Prompt
Pictures within the data are to be left out; everything else must be reproduced exactly.

>>>>

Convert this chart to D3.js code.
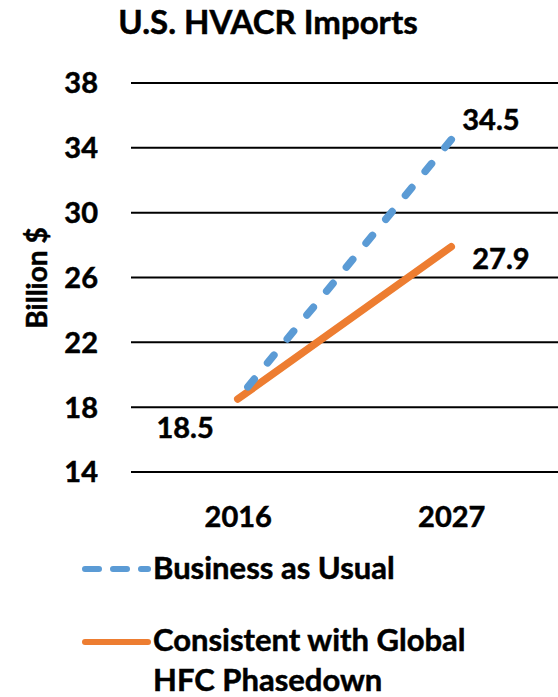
<!DOCTYPE html>
<html>
<head>
<meta charset="utf-8">
<script src="https://cdn.jsdelivr.net/npm/d3@7/dist/d3.min.js"></script>
<style>
  html, body { margin: 0; padding: 0; background: #fff; }
  svg { display: block; }
  text { font-family: Lato, "Open Sans", sans-serif; font-weight: 700; fill: #000; stroke: #000; stroke-width: 0.5px; }
</style>
</head>
<body>
<svg id="chart" width="558" height="697"></svg>
<script>
// Chart data
const years = ["2016", "2027"];
const businessAsUsual = [18.5, 34.5];
const hfcPhasedown = [18.5, 27.9];
const yTicks = [14, 18, 22, 26, 30, 34, 38];
const seriesNames = ["Business as Usual", "Consistent with Global HFC Phasedown"];

const blue = "#5B9BD5";
const orange = "#ED7D31";
const fs = 29;
const legendFs = 31;

const svg = d3.select("#chart");

const x = d3.scalePoint().domain(years).range([131, 558]).padding(0.5);
const y = d3.scaleLinear().domain([14, 38]).range([472, 83]);

// Title
svg.append("text")
  .attr("x", 268).attr("y", 34)
  .attr("text-anchor", "middle")
  .style("font-size", "33px")
  .text("U.S. HVACR Imports");

// Horizontal gridlines
svg.append("g")
  .selectAll("line")
  .data(yTicks)
  .join("line")
  .attr("x1", 131).attr("x2", 558)
  .attr("y1", d => y(d)).attr("y2", d => y(d))
  .attr("stroke", "#000").attr("stroke-width", 2);

// Y axis tick labels
const yAxis = d3.axisLeft(y).tickValues(yTicks).tickSize(0).tickPadding(0);
const gy = svg.append("g").attr("transform", "translate(98,0)").call(yAxis);
gy.select(".domain").remove();
gy.selectAll("text")
  .style("font-size", fs + "px")
  .style("font-family", "Lato, sans-serif")
  .attr("dy", "0.34em");

// X axis labels
const xAxis = d3.axisBottom(x).tickSize(0).tickPadding(0);
const gx = svg.append("g").attr("transform", "translate(0,527)").call(xAxis);
gx.select(".domain").remove();
gx.selectAll("text")
  .style("font-size", fs + "px")
  .style("font-family", "Lato, sans-serif")
  .attr("y", 0).attr("dy", 0);

// Y axis title
svg.append("text")
  .attr("transform", "translate(47,278) rotate(-90)")
  .attr("text-anchor", "middle")
  .style("font-size", "28px")
  .text("Billion $");

// Series lines
const line = d3.line().x((d, i) => x(years[i])).y(d => y(d));

svg.append("path")
  .datum(hfcPhasedown)
  .attr("d", line)
  .attr("fill", "none")
  .attr("stroke", orange)
  .attr("stroke-width", 7.5)
  .attr("stroke-linecap", "round");

// Dashed line drawn from the 2027 end so the pattern finishes on a full dash
svg.append("path")
  .datum(businessAsUsual.slice().reverse())
  .attr("d", d3.line().x((d, i) => x(years[1 - i])).y(d => y(d)))
  .attr("fill", "none")
  .attr("stroke", blue)
  .attr("stroke-width", 7.5)
  .attr("stroke-linecap", "round")
  .attr("stroke-dasharray", "10,21");

// Data labels
svg.append("text")
  .attr("x", x(years[0]) - 24).attr("y", y(businessAsUsual[0]) + 39)
  .attr("text-anchor", "end")
  .style("font-size", fs + "px")
  .text(businessAsUsual[0].toFixed(1));

svg.append("text")
  .attr("x", x(years[1]) + 11).attr("y", y(businessAsUsual[1]) - 10)
  .style("font-size", fs + "px")
  .text(businessAsUsual[1].toFixed(1));

svg.append("text")
  .attr("x", x(years[1]) + 21).attr("y", y(hfcPhasedown[1]) + 22)
  .style("font-size", fs + "px")
  .text(hfcPhasedown[1].toFixed(1));

// Legend
const legend = svg.append("g");
legend.append("line")
  .attr("x1", 85).attr("x2", 148).attr("y1", 569).attr("y2", 569)
  .attr("stroke", blue).attr("stroke-width", 6)
  .attr("stroke-linecap", "round").attr("stroke-dasharray", "14,14");
legend.append("text")
  .attr("x", 153).attr("y", 579)
  .style("font-size", legendFs + "px")
  .text(seriesNames[0]);

legend.append("line")
  .attr("x1", 85).attr("x2", 148).attr("y1", 642).attr("y2", 642)
  .attr("stroke", orange).attr("stroke-width", 6)
  .attr("stroke-linecap", "round");
const t2 = legend.append("text")
  .attr("x", 153).attr("y", 651)
  .style("font-size", legendFs + "px");
t2.append("tspan").attr("x", 153).text("Consistent with Global");
t2.append("tspan").attr("x", 153).attr("y", 691).text("HFC Phasedown");
</script>
</body>
</html>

<<<<

The output
Convert this chart to D3.js code.
<!DOCTYPE html>
<html>
<head>
<meta charset="utf-8">
<script src="https://cdn.jsdelivr.net/npm/d3@7/dist/d3.min.js"></script>
<style>
  html, body { margin: 0; padding: 0; background: #fff; }
  svg { display: block; }
  text { font-family: Lato, "Open Sans", sans-serif; font-weight: 700; fill: #000; stroke: #000; stroke-width: 0.5px; }
</style>
</head>
<body>
<svg id="chart" width="558" height="697"></svg>
<script>
// Chart data
const years = ["2016", "2027"];
const businessAsUsual = [18.5, 34.5];
const hfcPhasedown = [18.5, 27.9];
const yTicks = [14, 18, 22, 26, 30, 34, 38];
const seriesNames = ["Business as Usual", "Consistent with Global HFC Phasedown"];

const blue = "#5B9BD5";
const orange = "#ED7D31";
const fs = 29;
const legendFs = 31;

const svg = d3.select("#chart");

const x = d3.scalePoint().domain(years).range([131, 558]).padding(0.5);
const y = d3.scaleLinear().domain([14, 38]).range([472, 83]);

// Title
svg.append("text")
  .attr("x", 268).attr("y", 34)
  .attr("text-anchor", "middle")
  .style("font-size", "33px")
  .text("U.S. HVACR Imports");

// Horizontal gridlines
svg.append("g")
  .selectAll("line")
  .data(yTicks)
  .join("line")
  .attr("x1", 131).attr("x2", 558)
  .attr("y1", d => y(d)).attr("y2", d => y(d))
  .attr("stroke", "#000").attr("stroke-width", 2);

// Y axis tick labels
const yAxis = d3.axisLeft(y).tickValues(yTicks).tickSize(0).tickPadding(0);
const gy = svg.append("g").attr("transform", "translate(98,0)").call(yAxis);
gy.select(".domain").remove();
gy.selectAll("text")
  .style("font-size", fs + "px")
  .style("font-family", "Lato, sans-serif")
  .attr("dy", "0.34em");

// X axis labels
const xAxis = d3.axisBottom(x).tickSize(0).tickPadding(0);
const gx = svg.append("g").attr("transform", "translate(0,527)").call(xAxis);
gx.select(".domain").remove();
gx.selectAll("text")
  .style("font-size", fs + "px")
  .style("font-family", "Lato, sans-serif")
  .attr("y", 0).attr("dy", 0);

// Y axis title
svg.append("text")
  .attr("transform", "translate(47,278) rotate(-90)")
  .attr("text-anchor", "middle")
  .style("font-size", "28px")
  .text("Billion $");

// Series lines
const line = d3.line().x((d, i) => x(years[i])).y(d => y(d));

svg.append("path")
  .datum(hfcPhasedown)
  .attr("d", line)
  .attr("fill", "none")
  .attr("stroke", orange)
  .attr("stroke-width", 7.5)
  .attr("stroke-linecap", "round");

// Dashed line drawn from the 2027 end so the pattern finishes on a full dash
svg.append("path")
  .datum(businessAsUsual.slice().reverse())
  .attr("d", d3.line().x((d, i) => x(years[1 - i])).y(d => y(d)))
  .attr("fill", "none")
  .attr("stroke", blue)
  .attr("stroke-width", 7.5)
  .attr("stroke-linecap", "round")
  .attr("stroke-dasharray", "10,21");

// Data labels
svg.append("text")
  .attr("x", x(years[0]) - 24).attr("y", y(businessAsUsual[0]) + 39)
  .attr("text-anchor", "end")
  .style("font-size", fs + "px")
  .text(businessAsUsual[0].toFixed(1));

svg.append("text")
  .attr("x", x(years[1]) + 11).attr("y", y(businessAsUsual[1]) - 10)
  .style("font-size", fs + "px")
  .text(businessAsUsual[1].toFixed(1));

svg.append("text")
  .attr("x", x(years[1]) + 21).attr("y", y(hfcPhasedown[1]) + 22)
  .style("font-size", fs + "px")
  .text(hfcPhasedown[1].toFixed(1));

// Legend
const legend = svg.append("g");
legend.append("line")
  .attr("x1", 85).attr("x2", 148).attr("y1", 569).attr("y2", 569)
  .attr("stroke", blue).attr("stroke-width", 6)
  .attr("stroke-linecap", "round").attr("stroke-dasharray", "14,14");
legend.append("text")
  .attr("x", 153).attr("y", 579)
  .style("font-size", legendFs + "px")
  .text(seriesNames[0]);

legend.append("line")
  .attr("x1", 85).attr("x2", 148).attr("y1", 642).attr("y2", 642)
  .attr("stroke", orange).attr("stroke-width", 6)
  .attr("stroke-linecap", "round");
const t2 = legend.append("text")
  .attr("x", 153).attr("y", 651)
  .style("font-size", legendFs + "px");
t2.append("tspan").attr("x", 153).text("Consistent with Global");
t2.append("tspan").attr("x", 153).attr("y", 691).text("HFC Phasedown");
</script>
</body>
</html>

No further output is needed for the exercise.